JDW boss blasts Gov proposal to increase VAT

By Nikkie Thatcher contact

- Last updated on GMT

Trade comparison: 'It doesn’t make economic sense that food bought in pubs, restaurants and cafés attract VAT of 20%, when food is VAT-free in supermarkets,' says JD Wetherspoon (JDW) boss Tim Martin
Trade comparison: 'It doesn’t make economic sense that food bought in pubs, restaurants and cafés attract VAT of 20%, when food is VAT-free in supermarkets,' says JD Wetherspoon (JDW) boss Tim Martin

Related tags: Jd wetherspoon, Legislation, Government

JD Wetherspoon (JDW) has criticised the Government’s plans to increase VAT back to 20% for food in pubs, restaurants and cafés from next month (April).

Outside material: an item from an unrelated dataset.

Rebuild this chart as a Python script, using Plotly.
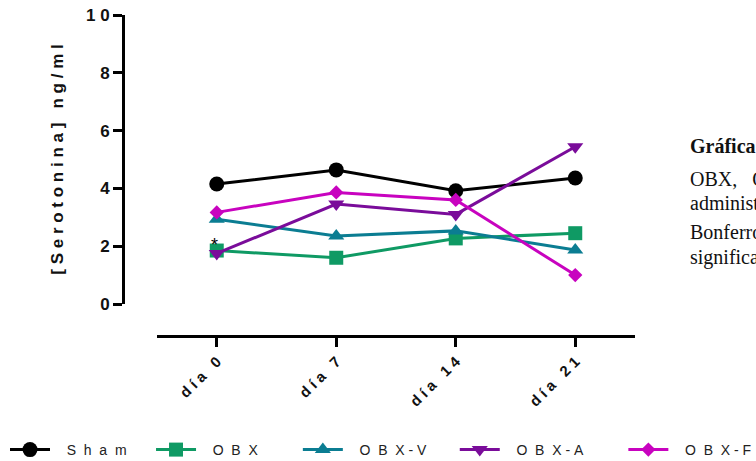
import plotly.graph_objects as go

# Serotonin concentration (ng/ml) per group and sampling day
dias = ["día 0", "día 7", "día 14", "día 21"]
sham = [4.15, 4.64, 3.92, 4.36]
obx = [1.85, 1.60, 2.27, 2.45]
obx_v = [2.93, 2.35, 2.53, 1.87]
obx_a = [1.75, 3.46, 3.10, 5.44]
obx_f = [3.17, 3.86, 3.60, 1.00]

grupos = ["Sham", "OBX", "OBX-V", "OBX-A", "OBX-F"]
y_ticks = [0, 2, 4, 6, 8, 10]

NB = "\u00a0"
W, H = 756, 461
# plot frame in pixels: y axis at x=123, x axis line at y=336
L, T, B = 123, 15, 336


def spaced(s, gap=1):
    """Spread characters apart (Prism-style letter spacing)."""
    out = ""
    for i, ch in enumerate(s):
        if i:
            near_dash = ch == "-" or s[i - 1] == "-"
            out += NB * (max(gap - 1, 1) if near_dash else gap)
        out += NB if ch == " " else ch
    return out


series = [
    (grupos[0], sham, "#000000", "circle", 15),
    (grupos[1], obx, "#0f9a64", "square", 14),
    (grupos[2], obx_v, "#0b7d92", "triangle-up", 14),
    (grupos[3], obx_a, "#7a0c9a", "triangle-down", 14),
    (grupos[4], obx_f, "#c803bf", "diamond", 11),
]
# trailing padding (nbsp count) that spreads the legend entries
legend_pad = [5, 9, 6, 9, 0]

fig = go.Figure()
for (name, vals, color, symbol, size), pad in zip(series, legend_pad):
    fig.add_trace(go.Scatter(
        x=dias, y=vals, mode="lines+markers",
        name=NB * 3 + spaced(name, 2) + NB * pad,
        line=dict(color=color, width=3),
        marker=dict(symbol=symbol, size=size, color=color),
    ))

# significance mark on OBX at day 0
fig.add_annotation(x=dias[0], y=obx[0], text="*", showarrow=False,
                   yshift=6, xshift=-2,
                   font=dict(size=18, color="black", family="Liberation Sans"))

# surrounding document text (runs past the right edge)
doc_lines = [
    ("<b>Gráfica 3.</b>", 146),
    ("OBX," + NB * 3 + "OBX-V, OBX-A y OBX-F", 179),
    ("administración", 203),
    ("Bonferroni", 232),
    ("significativa", 257),
]
for txt, ypx in doc_lines:
    fig.add_annotation(
        xref="paper", yref="paper",
        x=688 / W, y=(B - ypx) / (B - T),
        xanchor="left", yanchor="middle", showarrow=False, text=txt,
        font=dict(family="Liberation Serif", size=20, color="#111"),
    )

fig.update_layout(
    width=W, height=H,
    margin=dict(l=0, r=0, t=T, b=H - B, pad=0, autoexpand=False),
    paper_bgcolor="white", plot_bgcolor="white",
    showlegend=True,
    legend=dict(
        orientation="h", x=5 / W, xanchor="left",
        y=(B - 450) / (B - T), yanchor="middle",
        font=dict(family="Liberation Sans", size=14, color="#222"),
        itemwidth=40, bgcolor="rgba(0,0,0,0)",
    ),
    xaxis=dict(
        domain=[157 / W, 635 / W], anchor="free", position=0,
        type="category", range=[-0.5, 3.5], automargin=False,
        tickvals=dias, ticktext=["<b>" + spaced(d) + "</b>" for d in dias],
        tickangle=-45,
        tickfont=dict(family="Liberation Sans", size=15, color="#111"),
        showline=True, linecolor="black", linewidth=3,
        ticks="outside", ticklen=9, tickwidth=2.5, tickcolor="black",
        showgrid=False, zeroline=False,
    ),
    yaxis=dict(
        domain=[(B - 304) / (B - T), 1], anchor="free", position=L / W,
        range=[0, 10], automargin=False,
        tickvals=y_ticks,
        ticktext=["<b>" + spaced(str(v)) + "</b>" for v in y_ticks],
        tickfont=dict(family="Liberation Sans", size=17, color="#111"),
        showline=True, linecolor="black", linewidth=3,
        ticks="outside", ticklen=9, tickwidth=2.5, tickcolor="black",
        showgrid=False, zeroline=False,
        title=dict(text="<b>" + spaced("[Serotonina] ng/ml") + "</b>",
                   font=dict(family="Liberation Sans", size=17, color="#111"),
                   standoff=17),
    ),
)

fig.write_html("out.html")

This comes after the British Beer & Pub Association (BBPA) wrote to Chancellor Rishi Sunak, calling for help for the sector​ ahead of his Spring Statement this week (Wednesday 23 March).

The letter urges the Government to extend the energy price cap to small businesses and supply to joint residential and commercial premises and extend the current 12.5% VAT rate for food and drinks sold in pubs and the wider hospitality sector with a view to making this permanent.

Furthermore, an inquiry by the All-Party Parliamentary Group for Hospitality and Tourism also called for VAT to stay at 12.5%.

Not economic sense

JDW founder and chairman Tim Martin has often called for tax equality between the on and off-trade.

He said: “It doesn’t make economic sense that food bought in pubs, restaurants and cafés attract VAT of 20%, when food is VAT-free in supermarkets.

“Pubs, restaurants and cafés form integral parts of high streets, whereas supermarkets are often in edge-of-town or out-of-town locations.

“Favouring supermarkets over pubs is bad for high streets and town centres. It is also an accepted principle of taxation that it should be fair and equitable, treating businesses that sell similar products in a similar way.”

Martin claimed tax discrimination creates economic distortions and called for a “sensible rebalancing” of tax.

Favourite tax treatment

He added: “Supermarkets have clearly used their favourite tax treatment to subsidise the price of beer, wine and spirits over recent decades.

“Pubs, restaurants and cafés play in important role in the social fabric of the nation, as well as generating employment and vast amounts of taxes for the Treasury.

“The hospitality industry understands Governments need tax – but there should be a sensible rebalancing, so all businesses selling products are treated in the same way.”

The Daily Mail​has reported the Chancellor is considering whether to extend the lower rate of VAT ahead of his Statement.